## DIRECTION
Write the listing below out again exactly, dropping the images.
====================
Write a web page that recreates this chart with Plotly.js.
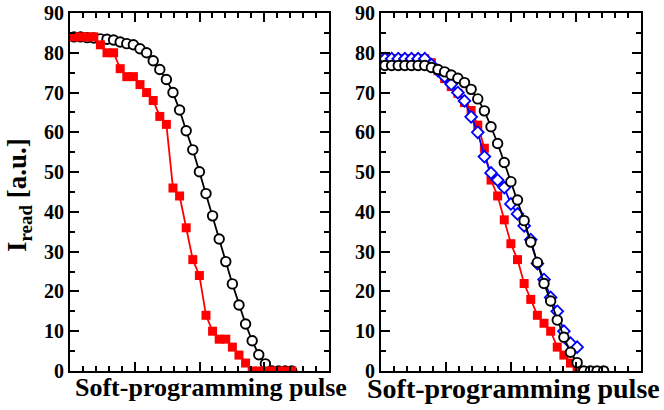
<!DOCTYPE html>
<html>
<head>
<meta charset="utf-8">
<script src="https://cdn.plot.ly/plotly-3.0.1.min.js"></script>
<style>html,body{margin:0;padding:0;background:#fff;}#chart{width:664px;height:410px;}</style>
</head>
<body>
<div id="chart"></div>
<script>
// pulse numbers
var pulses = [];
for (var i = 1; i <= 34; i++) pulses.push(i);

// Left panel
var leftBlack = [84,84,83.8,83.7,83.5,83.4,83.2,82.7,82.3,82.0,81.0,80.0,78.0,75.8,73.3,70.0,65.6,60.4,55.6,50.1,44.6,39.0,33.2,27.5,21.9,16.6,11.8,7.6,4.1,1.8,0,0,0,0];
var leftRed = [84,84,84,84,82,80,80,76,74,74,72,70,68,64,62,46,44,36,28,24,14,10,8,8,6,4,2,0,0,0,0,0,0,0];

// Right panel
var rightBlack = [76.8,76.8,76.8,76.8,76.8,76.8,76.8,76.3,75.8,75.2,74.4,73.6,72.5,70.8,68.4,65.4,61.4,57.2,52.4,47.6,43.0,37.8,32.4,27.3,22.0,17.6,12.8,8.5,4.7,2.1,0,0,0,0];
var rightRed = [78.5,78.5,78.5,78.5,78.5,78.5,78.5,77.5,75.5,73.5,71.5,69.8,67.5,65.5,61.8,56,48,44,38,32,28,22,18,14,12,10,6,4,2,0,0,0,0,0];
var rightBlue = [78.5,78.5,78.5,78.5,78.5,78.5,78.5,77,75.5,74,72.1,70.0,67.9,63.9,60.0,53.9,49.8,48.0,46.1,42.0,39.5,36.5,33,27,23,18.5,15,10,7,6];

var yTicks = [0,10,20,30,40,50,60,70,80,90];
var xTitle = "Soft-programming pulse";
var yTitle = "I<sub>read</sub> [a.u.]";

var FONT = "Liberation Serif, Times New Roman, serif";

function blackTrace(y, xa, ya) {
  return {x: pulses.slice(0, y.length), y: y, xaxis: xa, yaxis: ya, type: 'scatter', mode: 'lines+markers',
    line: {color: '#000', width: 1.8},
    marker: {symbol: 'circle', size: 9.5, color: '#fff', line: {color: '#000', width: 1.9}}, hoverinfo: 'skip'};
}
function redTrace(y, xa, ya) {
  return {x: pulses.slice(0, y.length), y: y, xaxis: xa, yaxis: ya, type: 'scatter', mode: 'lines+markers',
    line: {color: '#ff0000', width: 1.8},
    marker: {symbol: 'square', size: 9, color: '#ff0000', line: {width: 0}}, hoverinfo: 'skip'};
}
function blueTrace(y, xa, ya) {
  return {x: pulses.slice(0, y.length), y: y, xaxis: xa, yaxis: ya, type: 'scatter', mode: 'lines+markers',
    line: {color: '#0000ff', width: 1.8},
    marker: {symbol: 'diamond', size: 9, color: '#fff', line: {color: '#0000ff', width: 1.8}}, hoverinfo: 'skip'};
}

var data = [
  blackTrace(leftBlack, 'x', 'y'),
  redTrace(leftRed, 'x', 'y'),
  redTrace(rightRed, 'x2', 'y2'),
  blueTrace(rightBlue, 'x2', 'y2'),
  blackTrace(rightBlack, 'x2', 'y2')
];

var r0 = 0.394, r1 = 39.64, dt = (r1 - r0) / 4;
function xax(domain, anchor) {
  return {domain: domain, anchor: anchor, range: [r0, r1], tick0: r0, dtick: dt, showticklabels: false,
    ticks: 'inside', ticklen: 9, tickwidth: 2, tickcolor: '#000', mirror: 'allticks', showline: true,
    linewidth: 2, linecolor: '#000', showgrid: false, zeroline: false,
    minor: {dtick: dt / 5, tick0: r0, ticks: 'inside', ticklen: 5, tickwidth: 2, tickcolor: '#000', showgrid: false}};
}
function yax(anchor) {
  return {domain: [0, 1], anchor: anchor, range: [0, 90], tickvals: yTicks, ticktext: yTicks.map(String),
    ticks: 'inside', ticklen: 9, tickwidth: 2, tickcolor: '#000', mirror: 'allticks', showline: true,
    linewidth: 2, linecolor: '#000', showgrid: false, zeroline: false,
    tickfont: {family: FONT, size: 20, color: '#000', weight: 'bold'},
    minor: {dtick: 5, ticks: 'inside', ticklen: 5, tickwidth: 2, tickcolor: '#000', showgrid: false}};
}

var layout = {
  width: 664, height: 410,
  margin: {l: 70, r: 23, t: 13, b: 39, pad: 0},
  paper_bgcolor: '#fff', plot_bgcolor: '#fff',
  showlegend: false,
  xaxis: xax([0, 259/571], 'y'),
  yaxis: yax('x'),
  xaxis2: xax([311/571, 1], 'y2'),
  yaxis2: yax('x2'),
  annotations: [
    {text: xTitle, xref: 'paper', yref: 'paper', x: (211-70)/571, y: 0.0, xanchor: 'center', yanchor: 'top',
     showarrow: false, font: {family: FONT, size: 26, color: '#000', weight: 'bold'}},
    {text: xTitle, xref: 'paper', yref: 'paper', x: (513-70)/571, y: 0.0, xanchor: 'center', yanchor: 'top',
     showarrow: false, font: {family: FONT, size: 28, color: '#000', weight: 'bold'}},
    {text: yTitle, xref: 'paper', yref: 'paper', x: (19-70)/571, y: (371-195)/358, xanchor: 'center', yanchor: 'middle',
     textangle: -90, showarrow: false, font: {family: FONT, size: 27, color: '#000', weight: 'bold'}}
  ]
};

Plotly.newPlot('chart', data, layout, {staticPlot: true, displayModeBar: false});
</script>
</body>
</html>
====================
## COMPLETED TASK
Write a web page that recreates this chart with Plotly.js.
<!DOCTYPE html>
<html>
<head>
<meta charset="utf-8">
<script src="https://cdn.plot.ly/plotly-3.0.1.min.js"></script>
<style>html,body{margin:0;padding:0;background:#fff;}#chart{width:664px;height:410px;}</style>
</head>
<body>
<div id="chart"></div>
<script>
// pulse numbers
var pulses = [];
for (var i = 1; i <= 34; i++) pulses.push(i);

// Left panel
var leftBlack = [84,84,83.8,83.7,83.5,83.4,83.2,82.7,82.3,82.0,81.0,80.0,78.0,75.8,73.3,70.0,65.6,60.4,55.6,50.1,44.6,39.0,33.2,27.5,21.9,16.6,11.8,7.6,4.1,1.8,0,0,0,0];
var leftRed = [84,84,84,84,82,80,80,76,74,74,72,70,68,64,62,46,44,36,28,24,14,10,8,8,6,4,2,0,0,0,0,0,0,0];

// Right panel
var rightBlack = [76.8,76.8,76.8,76.8,76.8,76.8,76.8,76.3,75.8,75.2,74.4,73.6,72.5,70.8,68.4,65.4,61.4,57.2,52.4,47.6,43.0,37.8,32.4,27.3,22.0,17.6,12.8,8.5,4.7,2.1,0,0,0,0];
var rightRed = [78.5,78.5,78.5,78.5,78.5,78.5,78.5,77.5,75.5,73.5,71.5,69.8,67.5,65.5,61.8,56,48,44,38,32,28,22,18,14,12,10,6,4,2,0,0,0,0,0];
var rightBlue = [78.5,78.5,78.5,78.5,78.5,78.5,78.5,77,75.5,74,72.1,70.0,67.9,63.9,60.0,53.9,49.8,48.0,46.1,42.0,39.5,36.5,33,27,23,18.5,15,10,7,6];

var yTicks = [0,10,20,30,40,50,60,70,80,90];
var xTitle = "Soft-programming pulse";
var yTitle = "I<sub>read</sub> [a.u.]";

var FONT = "Liberation Serif, Times New Roman, serif";

function blackTrace(y, xa, ya) {
  return {x: pulses.slice(0, y.length), y: y, xaxis: xa, yaxis: ya, type: 'scatter', mode: 'lines+markers',
    line: {color: '#000', width: 1.8},
    marker: {symbol: 'circle', size: 9.5, color: '#fff', line: {color: '#000', width: 1.9}}, hoverinfo: 'skip'};
}
function redTrace(y, xa, ya) {
  return {x: pulses.slice(0, y.length), y: y, xaxis: xa, yaxis: ya, type: 'scatter', mode: 'lines+markers',
    line: {color: '#ff0000', width: 1.8},
    marker: {symbol: 'square', size: 9, color: '#ff0000', line: {width: 0}}, hoverinfo: 'skip'};
}
function blueTrace(y, xa, ya) {
  return {x: pulses.slice(0, y.length), y: y, xaxis: xa, yaxis: ya, type: 'scatter', mode: 'lines+markers',
    line: {color: '#0000ff', width: 1.8},
    marker: {symbol: 'diamond', size: 9, color: '#fff', line: {color: '#0000ff', width: 1.8}}, hoverinfo: 'skip'};
}

var data = [
  blackTrace(leftBlack, 'x', 'y'),
  redTrace(leftRed, 'x', 'y'),
  redTrace(rightRed, 'x2', 'y2'),
  blueTrace(rightBlue, 'x2', 'y2'),
  blackTrace(rightBlack, 'x2', 'y2')
];

var r0 = 0.394, r1 = 39.64, dt = (r1 - r0) / 4;
function xax(domain, anchor) {
  return {domain: domain, anchor: anchor, range: [r0, r1], tick0: r0, dtick: dt, showticklabels: false,
    ticks: 'inside', ticklen: 9, tickwidth: 2, tickcolor: '#000', mirror: 'allticks', showline: true,
    linewidth: 2, linecolor: '#000', showgrid: false, zeroline: false,
    minor: {dtick: dt / 5, tick0: r0, ticks: 'inside', ticklen: 5, tickwidth: 2, tickcolor: '#000', showgrid: false}};
}
function yax(anchor) {
  return {domain: [0, 1], anchor: anchor, range: [0, 90], tickvals: yTicks, ticktext: yTicks.map(String),
    ticks: 'inside', ticklen: 9, tickwidth: 2, tickcolor: '#000', mirror: 'allticks', showline: true,
    linewidth: 2, linecolor: '#000', showgrid: false, zeroline: false,
    tickfont: {family: FONT, size: 20, color: '#000', weight: 'bold'},
    minor: {dtick: 5, ticks: 'inside', ticklen: 5, tickwidth: 2, tickcolor: '#000', showgrid: false}};
}

var layout = {
  width: 664, height: 410,
  margin: {l: 70, r: 23, t: 13, b: 39, pad: 0},
  paper_bgcolor: '#fff', plot_bgcolor: '#fff',
  showlegend: false,
  xaxis: xax([0, 259/571], 'y'),
  yaxis: yax('x'),
  xaxis2: xax([311/571, 1], 'y2'),
  yaxis2: yax('x2'),
  annotations: [
    {text: xTitle, xref: 'paper', yref: 'paper', x: (211-70)/571, y: 0.0, xanchor: 'center', yanchor: 'top',
     showarrow: false, font: {family: FONT, size: 26, color: '#000', weight: 'bold'}},
    {text: xTitle, xref: 'paper', yref: 'paper', x: (513-70)/571, y: 0.0, xanchor: 'center', yanchor: 'top',
     showarrow: false, font: {family: FONT, size: 28, color: '#000', weight: 'bold'}},
    {text: yTitle, xref: 'paper', yref: 'paper', x: (19-70)/571, y: (371-195)/358, xanchor: 'center', yanchor: 'middle',
     textangle: -90, showarrow: false, font: {family: FONT, size: 27, color: '#000', weight: 'bold'}}
  ]
};

Plotly.newPlot('chart', data, layout, {staticPlot: true, displayModeBar: false});
</script>
</body>
</html>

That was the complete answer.